We’ve been talking about the disciplines and present state of communications. Cross-culturally, what could be described as the main differences between European communication and its characteristics in the US? Could it be described as 25 differing styles of communication, for example?
Herbert Heitmann: Well I guess it’s 25 different styles plus one in Brussels!
Mikolaj Dowgielewicz: Yes definitely, I mean without recognising the cultural, linguistic diversity, that would be a wrong approach to communication in Europe. Two or three languages may suffice in Brussels but it’s not good enough if you want to reach out to a wider audience.
David Lawsky: What my organisation, Reuters, does, is in every country we put out stuff in a country’s own language if we want to communicate and we must have reporters in that country to allow for the culture and customs in order to report locally. I think any company and not just a communications company has to be able to do that.
Herbert Heitmann: It’s about the global message being broken down into its local parts.
And outside of the context of languages, and into the technical differences of this EU-US divide in communications or public relations?
Herbert Heitmann: I think the role of best practices strongly measures what is ethical and what is not. It is universally applicable and this shouldn’t really have anything to do with local flavours. This is where I do think Americans have the advantage because they have these kinds of things in their whole economic area and I personally hope that what, for example, we are just about to do here can be a small first step when it comes to communication in this direction.

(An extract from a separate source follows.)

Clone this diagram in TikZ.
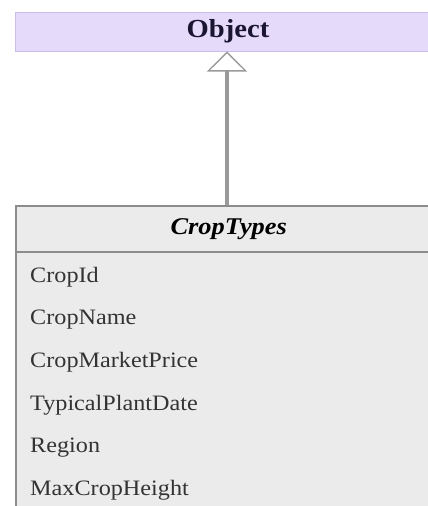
\documentclass[tikz,border=0pt]{standalone}
\usepackage{fontspec}
\setmainfont[FakeStretch=1.1]{Liberation Serif}
\usetikzlibrary{arrows.meta}
\definecolor{objfill}{HTML}{E6DAFB}
\definecolor{objdraw}{HTML}{CDBDEA}
\definecolor{clsfill}{HTML}{EBEBEB}
\definecolor{clsdraw}{HTML}{8C8C8C}
\definecolor{linkgray}{HTML}{9A9A9A}
\definecolor{objtext}{HTML}{1A1530}
\tikzset{
  objbox/.style={draw=objdraw, fill=objfill, line width=1pt, minimum width=426pt, minimum height=39pt, inner sep=0pt, text=objtext, font=\fontsize{26}{28}\selectfont\bfseries},
  clshead/.style={draw=clsdraw, fill=clsfill, line width=1.5pt, minimum width=426pt, minimum height=46pt, inner sep=0pt, font=\fontsize{24}{26}\selectfont\bfseries\itshape},
  clsbody/.style={draw=clsdraw, fill=clsfill, line width=1.5pt, minimum width=426pt, minimum height=290pt, inner sep=0pt},
  attr/.style={anchor=west, inner sep=0pt, font=\fontsize{22}{24}\selectfont, text=black!80},
  inherit/.style={draw=linkgray, line width=3.2pt, -{Triangle[width=40pt, length=20pt, fill=white, line width=1.3pt]}}
}
\begin{document}
\begin{tikzpicture}[x=1pt,y=-1pt]
\clip (0,0) rectangle (428,506);
\fill[white] (0,0) rectangle (428,506);
\node[objbox] (obj) at (228,31.5) {Object};
\node[clsbody, anchor=north west] (body) at (15,251) {};
\node[clshead, anchor=north west] (ct) at (15,205) {CropTypes};
\node[attr] (a1) at (30,277) {CropId};
\node[attr] (a2) at (30,320) {CropName};
\node[attr] (a3) at (30,362) {CropMarketPrice};
\node[attr] (a4) at (30,405) {TypicalPlantDate};
\node[attr] (a5) at (30,448) {Region};
\node[attr] (a6) at (30,490) {MaxCropHeight};
\coordinate (ctop) at (227,205);
\coordinate (otip) at (227,51.5);
\draw[inherit] (ctop) -- (otip);
\end{tikzpicture}
\end{document}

David Lawsky: Except one thing. I mean I could easily live in Washington. But I’d much rather live here and one of the reasons is that Europe is not homogenised. If you want to communicate to everyone in the same way in Europe, this may mean that everything becomes too much of the same. One of the delights of Europe is that things are not the same. You can go to different places, see different things and run into cultures. I would hate to see that disappear, I would hate to see Europe become like the United States.
Florence Ranson: I think we all would probably hate to see that happen. We would hate to see things become too harmonised in the way we communicate.